Un business basato sull’abbonamento è la vera garanzia di successo – e profitto – per le aziende tecnologiche: lo ha dimostrato per prima l’industria del software e gli altri settori hanno seguito a ruota. Chi ha saputo trasformare il modello di impresa dalla vendita tout court del prodotto all’offerta del prodotto come servizio è premiato da investitori e azionisti, che associano alle “subscriptions” un valido sistema per garantirsi una fonte stabile e consistente di fatturato che aiuta a mitigare le fluttuazioni connesse con i cicli di sostituzione dei prodotti, ha sottolineato in un commento il Wall Street Journal.
Amazon è forse il caso più evidente: dal programma Prime, che richiede un abbonamento annuale, il colosso del web ha guadagnato 9,7 miliardi di dollari di revenue l’anno scorso, con un incremento del 52%, mentre il cloud di Amazon Web Services – praticamente un servizio di noleggio di servizi IT alle imprese – ha generato 4,3 miliardi di dollari di utile operativo l’anno scorso.
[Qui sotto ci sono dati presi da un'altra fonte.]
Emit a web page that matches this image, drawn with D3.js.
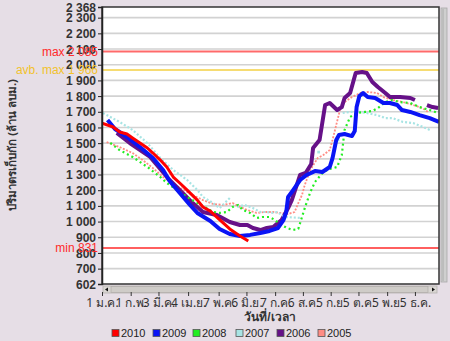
<!DOCTYPE html>
<html><head><meta charset="utf-8">
<script src="https://cdn.jsdelivr.net/npm/d3@7"></script>
<style>
html,body{margin:0;padding:0;background:#e6dee6;}
svg{display:block;font-family:"Liberation Sans",Arial,"Noto Sans",sans-serif;}
</style></head>
<body>
<svg id="c" width="450" height="341"></svg>
<script>
// ---- data (day of year, volume in million m3) ----
const yTicks = [602, 700, 800, 900, 1000, 1100, 1200, 1300, 1400, 1500, 1600, 1700, 1800, 1900, 2000, 2100, 2200, 2300, 2368];
const xTickDays = [0, 31, 61, 93, 126, 156, 187, 217, 247, 277, 308, 338];
const xTickLabels = ["1 ม.ค.", "1 ก.พ.", "3 มี.ค.", "4 เม.ย.", "7 พ.ค.", "6 มิ.ย.", "7 ก.ค.", "6 ส.ค.", "5 ก.ย.", "5 ต.ค.", "5 พ.ย.", "5 ธ.ค."];
const years = ["2010", "2009", "2008", "2007", "2006", "2005"];
const refNames = ["max 2 085", "avb. max 1 966", "min 831"];
const refValues = [2085, 1966, 831];

const days2010 = [0, 12, 19, 27, 33, 41, 49, 55, 63, 70, 77, 84, 92, 103, 109, 117, 124, 138, 149, 158];
const vol2010 = [1628, 1603, 1571, 1558, 1533, 1501, 1469, 1437, 1392, 1348, 1284, 1246, 1201, 1137, 1093, 1067, 1029, 953, 908, 876];

const days2009 = [6, 14, 27, 41, 55, 66, 73, 84, 95, 103, 117, 127, 138, 149, 160, 171, 181, 190, 196, 199, 201, 205, 214, 221, 230, 238, 246, 249, 253, 256, 262, 270, 273, 275, 278, 282, 287, 295, 304, 311, 319, 324, 333, 343, 354, 364];
const vol2009 = [1648, 1590, 1539, 1475, 1405, 1329, 1259, 1182, 1106, 1055, 1004, 953, 921, 908, 915, 927, 940, 959, 1010, 1061, 1157, 1188, 1265, 1297, 1322, 1316, 1348, 1405, 1520, 1552, 1558, 1545, 1577, 1730, 1800, 1820, 1794, 1788, 1756, 1756, 1743, 1711, 1699, 1679, 1660, 1635];

const days2008 = [9, 19, 33, 49, 63, 70, 81, 92, 103, 113, 120, 127, 135, 141, 147, 152, 160, 167, 173, 181, 187, 192, 200, 206, 212, 219, 225, 230, 239, 246, 254, 259, 262, 268, 275, 284, 292, 298, 306, 313, 322, 333, 343, 354, 363];
const vol2008 = [1501, 1456, 1412, 1348, 1284, 1246, 1201, 1157, 1118, 1086, 1061, 1055, 1061, 1093, 1106, 1074, 1055, 1023, 1029, 1029, 1010, 984, 959, 946, 953, 1086, 1188, 1252, 1316, 1335, 1348, 1424, 1584, 1667, 1692, 1699, 1705, 1724, 1762, 1775, 1762, 1756, 1730, 1711, 1692];

const days2007 = [1, 9, 19, 33, 49, 63, 77, 92, 103, 109, 120, 127, 138, 146, 154, 163, 171, 178, 185, 189, 198, 216, 234, 255, 260, 268, 279, 286, 297, 306, 314, 325, 336, 347, 354];
const vol2007 = [1692, 1667, 1635, 1584, 1501, 1405, 1329, 1265, 1201, 1157, 1118, 1086, 1150, 1093, 1106, 1086, 1061, 1061, 1055, 1061, 1029, 1023, 1443, 1520, 1692, 1699, 1699, 1692, 1679, 1660, 1660, 1635, 1628, 1603, 1584];
const gaps2007 = [138, 216, 234, 255];

const days2006 = [16, 30, 52, 73, 87, 98, 109, 124, 138, 149, 157, 163, 171, 178, 185, 190, 194, 201, 205, 214, 220, 226, 228, 235, 241, 246, 254, 259, 262, 268, 271, 274, 281, 286, 292, 298, 306, 311, 322, 333, 338, 351, 357, 363];
const vol2006 = [1565, 1501, 1412, 1265, 1182, 1118, 1061, 1042, 997, 978, 978, 959, 946, 959, 965, 991, 1010, 1086, 1137, 1297, 1310, 1367, 1469, 1520, 1743, 1756, 1711, 1730, 1788, 1820, 1883, 1947, 1954, 1947, 1890, 1858, 1820, 1794, 1794, 1788, 1775, 1743, 1730, 1724];
const gaps2006 = [338];

const days2005 = [5, 19, 33, 44, 55, 66, 81, 98, 109, 120, 131, 141, 149, 157, 167, 176, 185, 192, 201, 208, 212, 216, 219, 225, 233, 239, 246, 249, 253, 257, 262, 270, 279, 287, 297, 304, 314, 325, 336, 346, 352];
const vol2005 = [1507, 1475, 1437, 1392, 1341, 1284, 1227, 1169, 1137, 1112, 1106, 1118, 1093, 1074, 1055, 1061, 1061, 1055, 1048, 1061, 1118, 1169, 1233, 1329, 1405, 1424, 1456, 1520, 1616, 1711, 1762, 1794, 1820, 1826, 1820, 1794, 1775, 1762, 1743, 1724, 1699];

// ---- styles ----
const colors = {"2010": "#ff0000", "2009": "#0a14f5", "2008": "#22ee22", "2007": "#a8e4e4", "2006": "#661188", "2005": "#ff8c84"};
const widths = {"2010": 3, "2009": 4, "2008": 2.2, "2007": 2.2, "2006": 4, "2005": 1.8};
const dashes = {"2010": null, "2009": null, "2008": "2,3", "2007": "2,2", "2006": null, "2005": "2,1.5"};
const refColors = ["#ff6a6a", "#f6dc72", "#ff2a2a"];
const refText = ["#ff2a2a", "#f2c22c", "#ff2a2a"];

const series = {
  "2010": {d: days2010, v: vol2010, gaps: []},
  "2009": {d: days2009, v: vol2009, gaps: []},
  "2008": {d: days2008, v: vol2008, gaps: []},
  "2007": {d: days2007, v: vol2007, gaps: gaps2007},
  "2006": {d: days2006, v: vol2006, gaps: gaps2006},
  "2005": {d: days2005, v: vol2005, gaps: []}
};

const svg = d3.select("#c");
const L = 102, R = 439, T = 7, B = 284;
const x = d3.scaleLinear().domain([0, 364]).range([L, R]);
const y = d3.scaleLinear().domain([602, 2368]).range([B, T]);
const fmt = d3.formatLocale({decimal: ".", thousands: " ", grouping: [3], currency: ["", ""]}).format(",d");

// plot background
svg.append("rect").attr("x", L).attr("y", T).attr("width", R - L).attr("height", B - T).attr("fill", "#fff");

// gridlines
svg.append("g").selectAll("line").data(yTicks.filter(t => t > 602 && t < 2368)).join("line")
  .attr("x1", L).attr("x2", R).attr("y1", d => y(d)).attr("y2", d => y(d))
  .attr("stroke", "#d2d2d2").attr("stroke-width", 1.6);

// reference lines
refValues.forEach((v, i) => {
  svg.append("line").attr("x1", L).attr("x2", R).attr("y1", y(v)).attr("y2", y(v))
    .attr("stroke", refColors[i]).attr("stroke-width", i === 2 ? 1.5 : 2);
});

// series (drawn back to front)
svg.append("clipPath").attr("id", "pc").append("rect").attr("x", L).attr("y", T).attr("width", R - L).attr("height", B - T);
const gS = svg.append("g").attr("clip-path", "url(#pc)");
years.slice().reverse().forEach(yr => {
  const s = series[yr];
  const pts = s.d.map((d, i) => ({d, v: s.v[i], brk: s.gaps.includes(d)}));
  const segs = [[]];
  pts.forEach(p => { segs[segs.length - 1].push(p); if (p.brk) segs.push([]); });
  const line = d3.line().x(p => x(p.d)).y(p => y(p.v));
  segs.forEach(seg => {
    if (seg.length > 1) {
      gS.append("path").attr("d", line(seg)).attr("fill", "none")
        .attr("stroke", colors[yr]).attr("stroke-width", widths[yr])
        .attr("stroke-dasharray", dashes[yr]).attr("stroke-linejoin", "round");
    } else if (seg.length === 1) {
      const w = widths[yr] + 0.5;
      gS.append("rect").attr("x", x(seg[0].d) - w / 2).attr("y", y(seg[0].v) - w / 2)
        .attr("width", w).attr("height", w).attr("fill", colors[yr]);
    }
  });
});

// plot border
svg.append("rect").attr("x", L).attr("y", T).attr("width", R - L).attr("height", B - T)
  .attr("fill", "none").attr("stroke", "#333").attr("stroke-width", 1.5);

// y axis
const yAxis = d3.axisLeft(y).tickValues(yTicks).tickFormat(fmt).tickSize(4).tickPadding(2);
const gy = svg.append("g").attr("transform", `translate(${L},0)`).call(yAxis);
gy.select(".domain").attr("stroke", "#222").attr("stroke-width", 1.5);
gy.selectAll(".tick line").attr("stroke", "#222");
gy.selectAll("text").attr("fill", "#333").attr("font-size", 12).attr("font-weight", "bold").attr("font-family", "Liberation Sans, Arial, sans-serif").attr("dy", "0.34em");

// ref labels
refValues.forEach((v, i) => {
  svg.append("text").attr("x", 98).attr("y", y(v)).attr("dy", "0.35em").attr("text-anchor", "end")
    .attr("fill", refText[i]).attr("font-size", 12).text(refNames[i]);
});

// horizontal scrollbar
const sb = svg.append("g");
sb.append("rect").attr("x", 103).attr("y", 286).attr("width", 334).attr("height", 7).attr("fill", "#d9d6d2").attr("stroke", "#b5b2ae").attr("stroke-width", 0.8);
sb.append("rect").attr("x", 111).attr("y", 286.5).attr("width", 317).attr("height", 6).attr("fill", "#cfccc8").attr("stroke", "#a9a6a2").attr("stroke-width", 0.6);
sb.append("path").attr("d", "M105,289.5 L108,287.5 L108,291.5 Z").attr("fill", "#111");
sb.append("path").attr("d", "M435,289.5 L432,287.5 L432,291.5 Z").attr("fill", "#111");
// vertical scrollbar
svg.append("rect").attr("x", 441).attr("y", 8).attr("width", 6).attr("height", 274).attr("fill", "#cfcfcf").attr("stroke", "#a8a8a8").attr("stroke-width", 0.8);
svg.append("line").attr("x1", 443).attr("x2", 443).attr("y1", 9).attr("y2", 281).attr("stroke", "#aaa").attr("stroke-width", 1);

// x axis
const xAxis = d3.axisBottom(x).tickValues(xTickDays).tickFormat((d, i) => xTickLabels[i]).tickSize(4).tickPadding(2);
const gx = svg.append("g").attr("transform", "translate(0,292)").call(xAxis);
gx.select(".domain").remove();
gx.selectAll(".tick line").attr("stroke", "#333");
gx.selectAll("text").attr("fill", "#333").attr("font-size", 12).attr("font-family", "Tahoma, 'Noto Sans', 'DejaVu Sans', sans-serif");

// axis titles
svg.append("text").attr("x", 270).attr("y", 321).attr("text-anchor", "middle")
  .attr("font-size", 12).attr("font-weight", "bold").attr("fill", "#333").text("วันที่/เวลา");
svg.append("text").attr("transform", "translate(16,145) rotate(-90)").attr("text-anchor", "middle")
  .attr("font-size", 11.5).attr("font-weight", "bold").attr("fill", "#333").text("ปริมาตรเก็บกัก (ล้าน ลบม.)");

// legend
const legX = [112, 153, 193, 236, 277, 318];
const lg = svg.append("g").selectAll("g").data(years).join("g").attr("transform", (d, i) => `translate(${legX[i]},333)`);
lg.append("rect").attr("x", 0).attr("y", -3.5).attr("width", 7).attr("height", 7)
  .attr("fill", d => colors[d]).attr("stroke", "#555").attr("stroke-width", 0.8);
lg.append("text").attr("x", 9).attr("y", 0).attr("dy", "0.36em").attr("font-size", 11).attr("fill", "#222").text(d => d);
</script>
</body></html>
Da quando Amazon include nel suo report finanziario i risultati di AWS, ovvero dal 2015, il valore di mercato dell’azienda è cresciuto di oltre quattro volte.
Microsoft da molti anni trae la maggior parte degli utili da Office, cui ora ci si abbona anche online: a fine 2017, quasi 30 milioni di consumatori, +17% rispetto all’anno prima, pagava una subscription per la versione online della suite software. Nel business dei videogame, la gallina dalle uova d’oro è il servizio Xbox Live, che, stando a dati Microsoft, vanta 59 milioni di subscribers a fine 2017, con un incremento del 7% rispetto al 2016. Intanto, negli scorsi due anni, il valore di mercato di Microsoft è aumentato del 76%.
Gli esempi potrebbero proseguire. Adobe Systems oggi genera l’84% del suo fatturato dagli abbonamenti alla sua suite di software e servizi; le revenues dell’azienda sono in crescita da 13 trimestri consecutivi. Electronic Arts ha un servizio chiamato EA Origins da cui gli abbonati possono prelevare giochi e che, insieme agli altri servizi online che richiedono di pagare una subscription, ha generato un guadagno di 2 miliardi di dollari nel 2017 (+30% rispetto al 2016, mentre il valore di mercato dell’azienda è raddoppiato).
“Con l’abbonamento consumatori e imprese accettano di pagare una cifra fissa per avere in cambio la versione sempre aggiornata del prodotto senza dover spendere una cifra più elevata per acquistarlo“, ha scritto il WSJ. “La sfida per le tech companies è aggiornare costantemente il prodotto in modo da mantenere l’interesse alto e facendosi pagare una subscription che si mantiene ragionevole”.
La sfida è ancora più complessa per aziende nate con un forte focus sull’hardware, come Apple. La casa di Cupertino ha ovviamento cercato una trasformazione del business: nell’ultimo anno fiscale non ha solo venduto device per un valore di quasi 200 miliardi di dollari, ma ha alimentato la crescita degli utenti iscritti ai suoi servizi a pagamento e all’App Store, per un totale di quasi 250 milioni di subscribers. C’è anche l’iPhone Upgrade Program, con cui i clienti Apple pagano un abbonamento per avere un device nuovo ogni anno, ma si tratta di una sorta di accordo di leasing che non libera Apple del tutto dalla dipendenza dell’andamento ciclico delle vendite dei suoi smartphone, secondo il WSJ. Apple trarrebbe vantaggio dal ripensare il suo modello e vendere gli iPhone tramite una subscription. Dovrà tuttavia trovare prima la quadra col prezzo extra del suo hardware: un iPhone ora costa più di 1.000 dollari.